Some people remember places they visit when they hear a certain song, or smell a specific scent. I remember places by the food and one treat that always brings me back to La Jolla is green tea ice cream. It capped off our meal at a place called Sushi on the Rock and it was unforgettable.
I was recently sent a recipe book called Paleo Ice Cream. The tagline: 75 Recipes for Rich and Creamy Homemade Scoops and Treats. Sounds good to me! And when I found paleo green tea ice cream among them, I knew that was the one I’d make first.
I don’t follow a paleo diet, but I was curious to taste a paleo ice cream so I made this recipe as directed with one exception; I replaced the honey with agave nectar. Recently I gave up caffeine, so I used decaffeinated tea bags as well. If you want to make a “regular” green tea ice cream, you would just use half and half instead of coconut milk.
I recommend using the xanthan gum, even though it is optional because it is a great thickener. I found a small 50-cent package in the organic/health food section of my grocery store.
This book explains how to make ice cream even if you don’t have an ice cream maker. I have an old hand-crank ice cream maker that I got when I was a kid, and it’s still going strong. Because of the change in temperature and adding warm to cold, you will also need a covered pyrex dish.
- 1 13.5 oz canned coconut milk
- 4 tablespoons honey or agave nectar
- ¼ teaspoon xanthan gum optional
- 1 tablespoon matcha tea powder or ½ cup loose green tea or 8 green tea bags
- 3 whole egg yolks
- In a medium saucepan over low heat, combine coconut milk, honey, and xanthan gum (if using).
- Add green tea powder. Or, if using loose green tea leaves or bags, add tea and let simmer on low heat until ice cream reaches a dark cream color, stirring occassionally. Once steeped, about 30 minutes, strain the warm mixture with a fine mesh strainer to remove leaves or tea bags. Set aside.
- In a heat-safe bowl, whisk the egg yolks until they reach a fluffy consistency. Add a smalll ladle of the warm mixture and stir until combined. Continue adding the warm mixture, one ladle at a time until it's completely mixed into the egg yolks. Don't add too much of the warm mixture at once or you may end up with scrambled eggs!
- Cover the mixture and refrigerate until completely chillded (8 hours to 2 days).

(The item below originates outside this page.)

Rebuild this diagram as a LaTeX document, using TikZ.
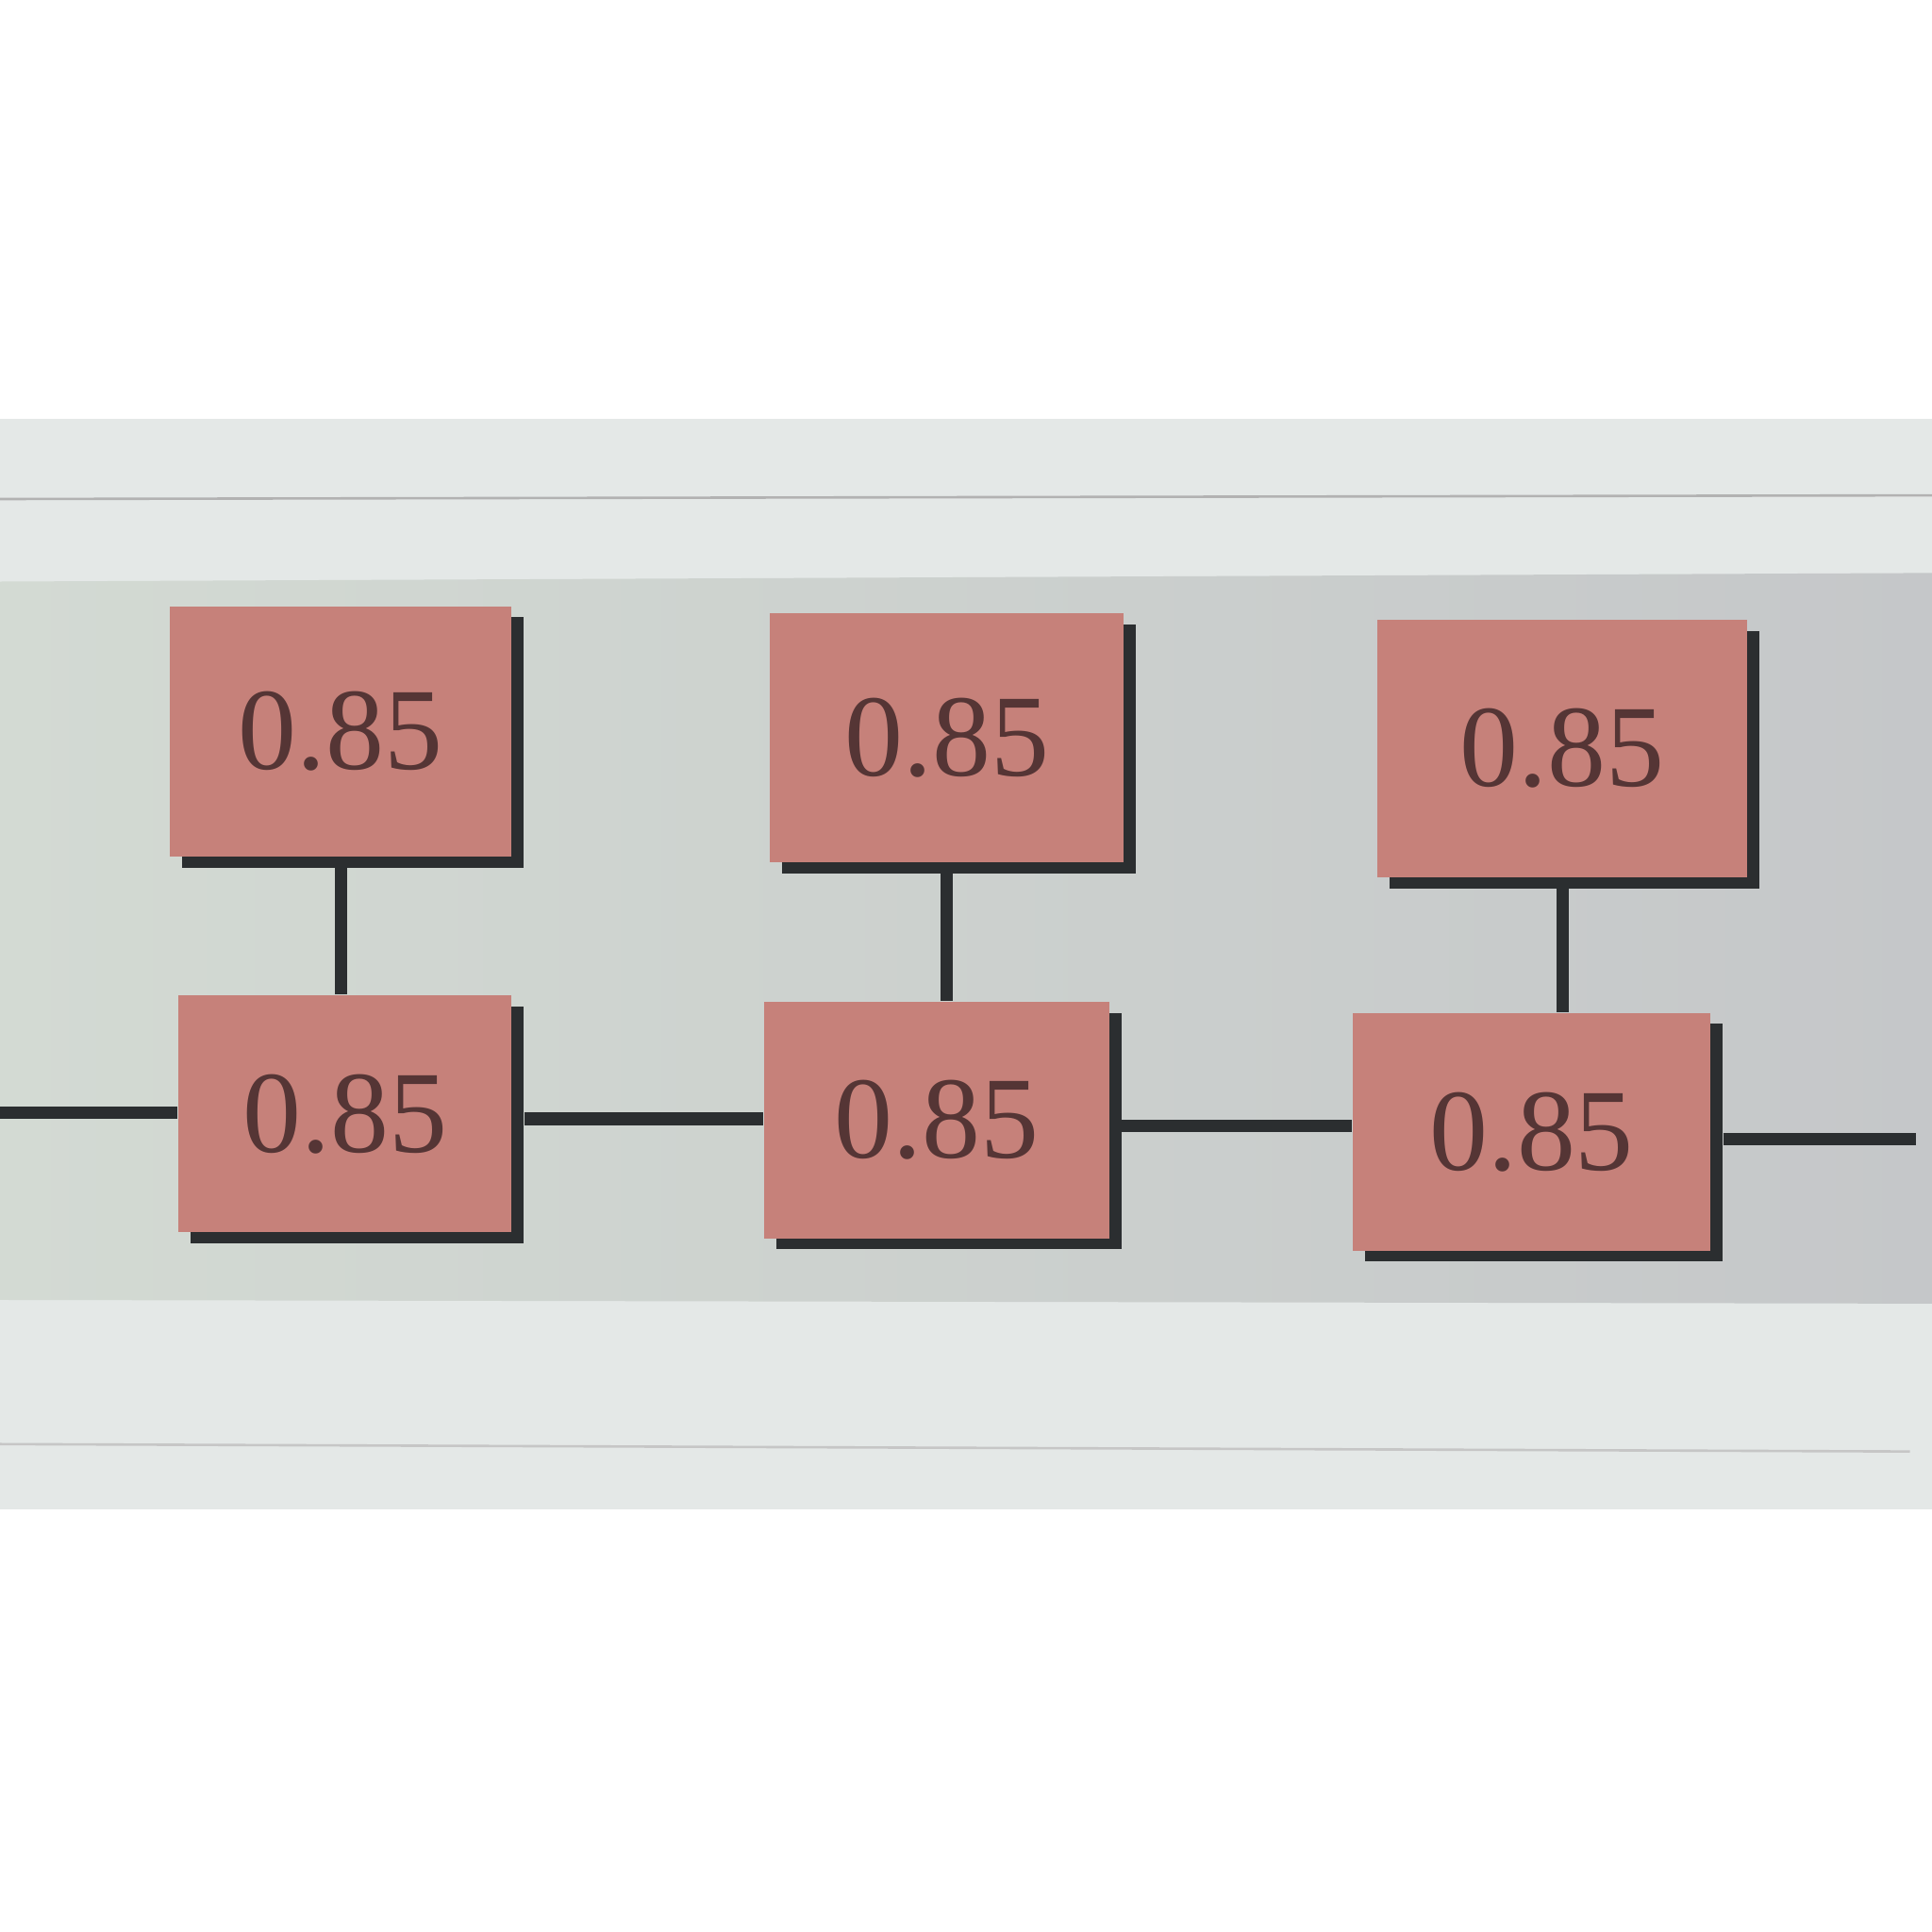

- Freeze the mixture in your ice cream maker according to the manufacturer's instructions and enjoy! If you don't plan on serving the ice cream immediately, transfer to a freezer-proof container and freeze up to 1 week (or 2 months if you use xanthan gum and place a layer of plastic wrap on the surface of the ice cream). To serve, remove from the freezer and let sit about 15 minutes or until desired texture is reached.